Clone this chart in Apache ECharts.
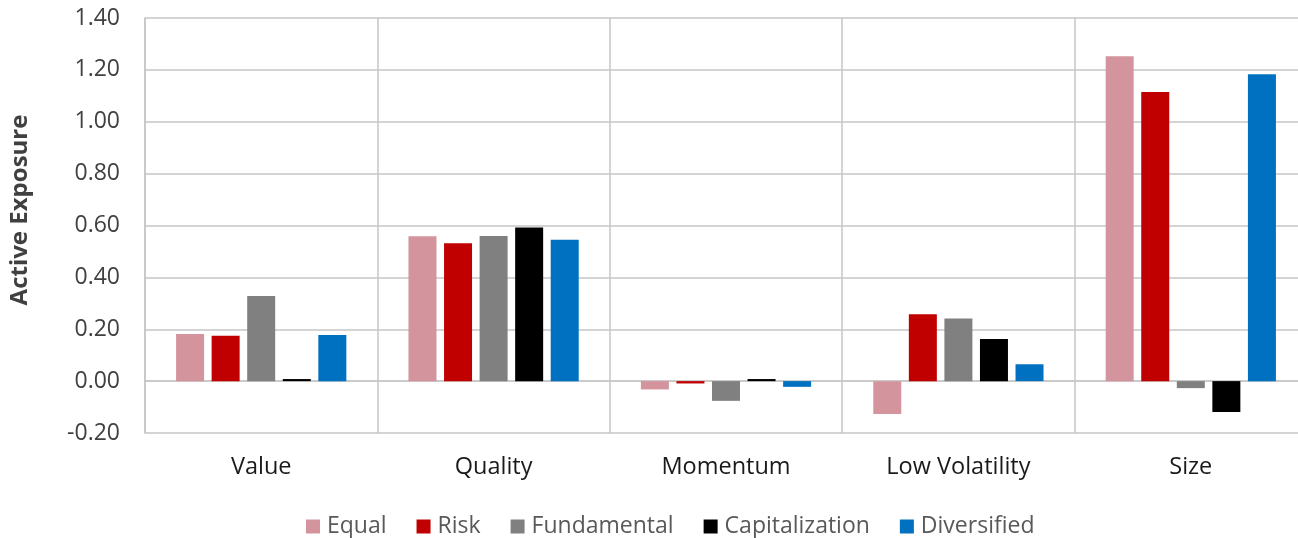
•••••
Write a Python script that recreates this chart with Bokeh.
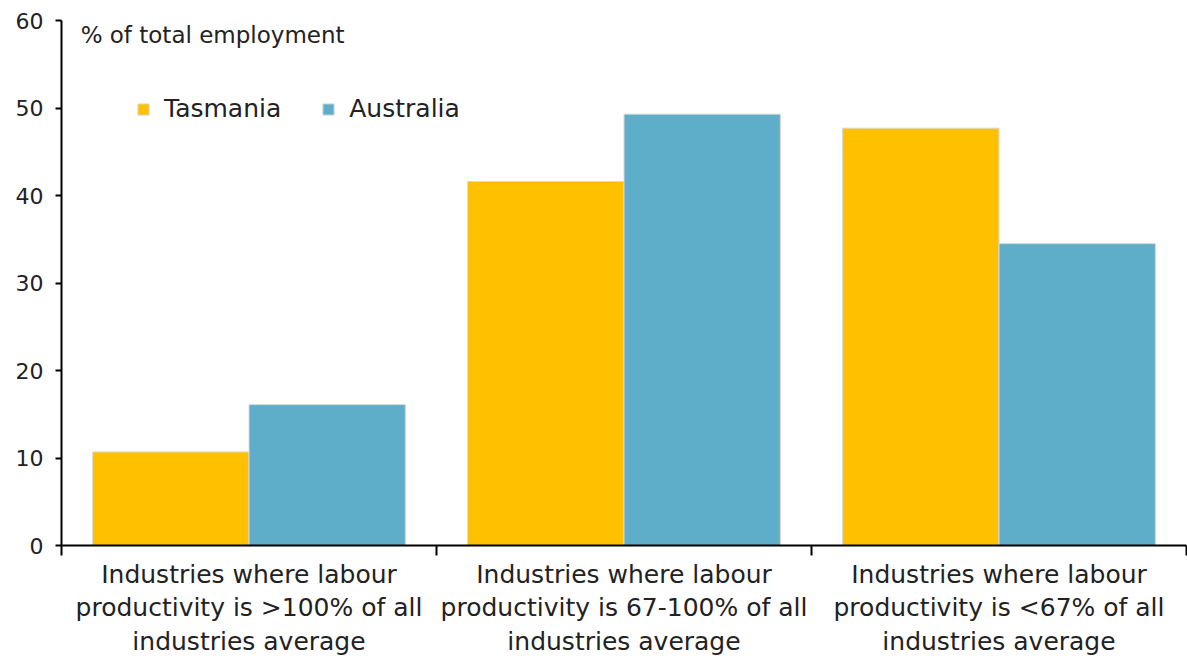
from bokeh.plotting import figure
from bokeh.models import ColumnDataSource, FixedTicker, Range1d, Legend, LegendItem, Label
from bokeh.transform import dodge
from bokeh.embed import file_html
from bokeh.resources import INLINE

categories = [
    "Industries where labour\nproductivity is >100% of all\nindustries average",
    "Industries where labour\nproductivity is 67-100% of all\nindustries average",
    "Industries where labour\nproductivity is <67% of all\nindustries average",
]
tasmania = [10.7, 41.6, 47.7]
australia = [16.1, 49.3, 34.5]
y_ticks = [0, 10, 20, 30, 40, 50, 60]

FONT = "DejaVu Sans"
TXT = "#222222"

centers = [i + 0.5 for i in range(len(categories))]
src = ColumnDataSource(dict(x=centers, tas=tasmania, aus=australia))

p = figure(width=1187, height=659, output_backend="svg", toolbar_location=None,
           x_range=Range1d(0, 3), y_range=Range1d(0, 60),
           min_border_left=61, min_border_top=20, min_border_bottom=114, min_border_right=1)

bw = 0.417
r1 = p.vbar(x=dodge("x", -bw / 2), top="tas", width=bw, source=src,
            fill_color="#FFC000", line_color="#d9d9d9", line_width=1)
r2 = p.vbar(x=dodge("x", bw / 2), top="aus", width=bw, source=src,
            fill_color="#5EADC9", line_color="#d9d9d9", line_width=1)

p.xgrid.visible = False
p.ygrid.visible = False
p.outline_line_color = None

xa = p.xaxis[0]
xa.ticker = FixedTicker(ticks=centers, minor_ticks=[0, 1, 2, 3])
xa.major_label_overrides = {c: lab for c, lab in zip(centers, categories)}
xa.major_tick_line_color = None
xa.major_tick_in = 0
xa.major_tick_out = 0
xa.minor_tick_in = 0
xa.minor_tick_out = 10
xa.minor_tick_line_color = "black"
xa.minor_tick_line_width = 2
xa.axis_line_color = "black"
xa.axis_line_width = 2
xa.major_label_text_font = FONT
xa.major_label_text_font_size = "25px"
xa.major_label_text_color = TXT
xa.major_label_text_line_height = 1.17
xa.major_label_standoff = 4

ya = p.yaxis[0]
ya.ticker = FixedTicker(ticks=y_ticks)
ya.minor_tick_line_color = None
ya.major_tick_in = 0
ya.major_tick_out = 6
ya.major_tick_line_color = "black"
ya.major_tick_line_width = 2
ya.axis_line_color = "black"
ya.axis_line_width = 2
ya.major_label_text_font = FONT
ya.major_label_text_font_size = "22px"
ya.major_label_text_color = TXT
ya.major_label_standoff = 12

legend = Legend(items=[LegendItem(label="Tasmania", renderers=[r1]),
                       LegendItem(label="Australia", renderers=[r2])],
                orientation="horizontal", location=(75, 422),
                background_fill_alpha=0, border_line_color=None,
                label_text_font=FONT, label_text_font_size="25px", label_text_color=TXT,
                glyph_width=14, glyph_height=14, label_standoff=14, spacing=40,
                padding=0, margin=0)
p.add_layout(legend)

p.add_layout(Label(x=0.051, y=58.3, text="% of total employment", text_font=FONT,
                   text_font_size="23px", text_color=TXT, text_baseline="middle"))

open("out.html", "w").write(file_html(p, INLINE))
•••••
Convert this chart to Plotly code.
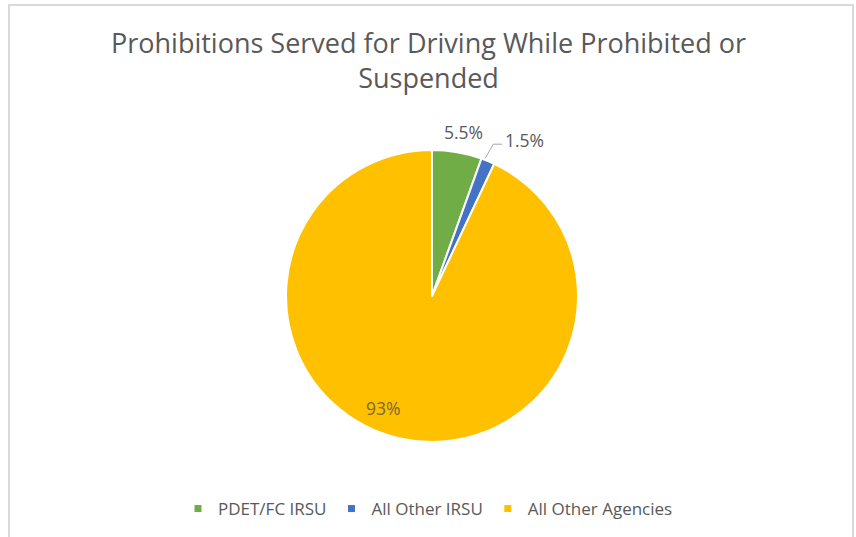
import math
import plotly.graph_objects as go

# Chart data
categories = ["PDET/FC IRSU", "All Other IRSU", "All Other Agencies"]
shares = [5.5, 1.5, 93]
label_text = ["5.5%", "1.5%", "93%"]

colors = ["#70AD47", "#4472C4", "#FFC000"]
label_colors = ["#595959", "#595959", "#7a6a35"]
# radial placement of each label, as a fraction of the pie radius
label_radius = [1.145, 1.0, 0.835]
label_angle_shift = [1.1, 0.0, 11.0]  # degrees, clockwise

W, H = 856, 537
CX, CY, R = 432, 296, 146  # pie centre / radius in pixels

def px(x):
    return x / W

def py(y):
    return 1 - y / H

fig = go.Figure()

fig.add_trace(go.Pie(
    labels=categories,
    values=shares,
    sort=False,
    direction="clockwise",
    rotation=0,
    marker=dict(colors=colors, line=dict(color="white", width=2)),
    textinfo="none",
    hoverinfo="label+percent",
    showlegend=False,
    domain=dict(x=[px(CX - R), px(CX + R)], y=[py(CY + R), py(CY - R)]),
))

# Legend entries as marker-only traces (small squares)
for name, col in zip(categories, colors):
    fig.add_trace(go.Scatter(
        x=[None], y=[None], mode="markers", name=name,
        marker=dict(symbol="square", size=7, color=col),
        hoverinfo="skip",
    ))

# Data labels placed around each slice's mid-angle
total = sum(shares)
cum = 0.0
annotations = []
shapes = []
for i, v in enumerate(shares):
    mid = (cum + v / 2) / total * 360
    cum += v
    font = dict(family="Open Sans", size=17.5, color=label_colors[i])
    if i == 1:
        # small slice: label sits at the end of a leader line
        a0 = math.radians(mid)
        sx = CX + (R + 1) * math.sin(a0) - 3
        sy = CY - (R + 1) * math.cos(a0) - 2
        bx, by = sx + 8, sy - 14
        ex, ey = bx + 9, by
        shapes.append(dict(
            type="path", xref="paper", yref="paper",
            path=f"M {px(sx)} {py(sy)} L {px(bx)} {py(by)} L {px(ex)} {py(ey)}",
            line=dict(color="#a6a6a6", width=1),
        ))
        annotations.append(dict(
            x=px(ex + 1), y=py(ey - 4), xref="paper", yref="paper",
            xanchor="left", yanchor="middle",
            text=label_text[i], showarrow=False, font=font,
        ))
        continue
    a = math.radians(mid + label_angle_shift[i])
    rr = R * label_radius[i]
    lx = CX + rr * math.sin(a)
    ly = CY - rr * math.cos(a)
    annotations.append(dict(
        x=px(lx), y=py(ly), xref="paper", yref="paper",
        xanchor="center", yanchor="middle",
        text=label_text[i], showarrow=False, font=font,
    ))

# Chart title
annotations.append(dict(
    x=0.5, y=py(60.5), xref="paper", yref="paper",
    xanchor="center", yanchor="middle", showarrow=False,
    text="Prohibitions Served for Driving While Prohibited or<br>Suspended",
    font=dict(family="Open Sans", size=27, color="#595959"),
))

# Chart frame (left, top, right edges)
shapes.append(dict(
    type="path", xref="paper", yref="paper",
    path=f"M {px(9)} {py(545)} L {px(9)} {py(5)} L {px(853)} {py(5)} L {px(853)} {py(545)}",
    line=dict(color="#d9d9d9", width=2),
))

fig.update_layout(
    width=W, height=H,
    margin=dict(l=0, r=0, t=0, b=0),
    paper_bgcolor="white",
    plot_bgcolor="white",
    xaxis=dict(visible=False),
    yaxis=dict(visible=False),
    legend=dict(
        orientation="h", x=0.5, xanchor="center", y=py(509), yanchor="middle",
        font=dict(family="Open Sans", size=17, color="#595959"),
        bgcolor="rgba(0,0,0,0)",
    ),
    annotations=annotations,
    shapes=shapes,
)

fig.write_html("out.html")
•••••
Scan the material and collect every line that contains "this".

Clone this chart in Apache ECharts.
Write a Python script that recreates this chart with Bokeh.
Convert this chart to Plotly code.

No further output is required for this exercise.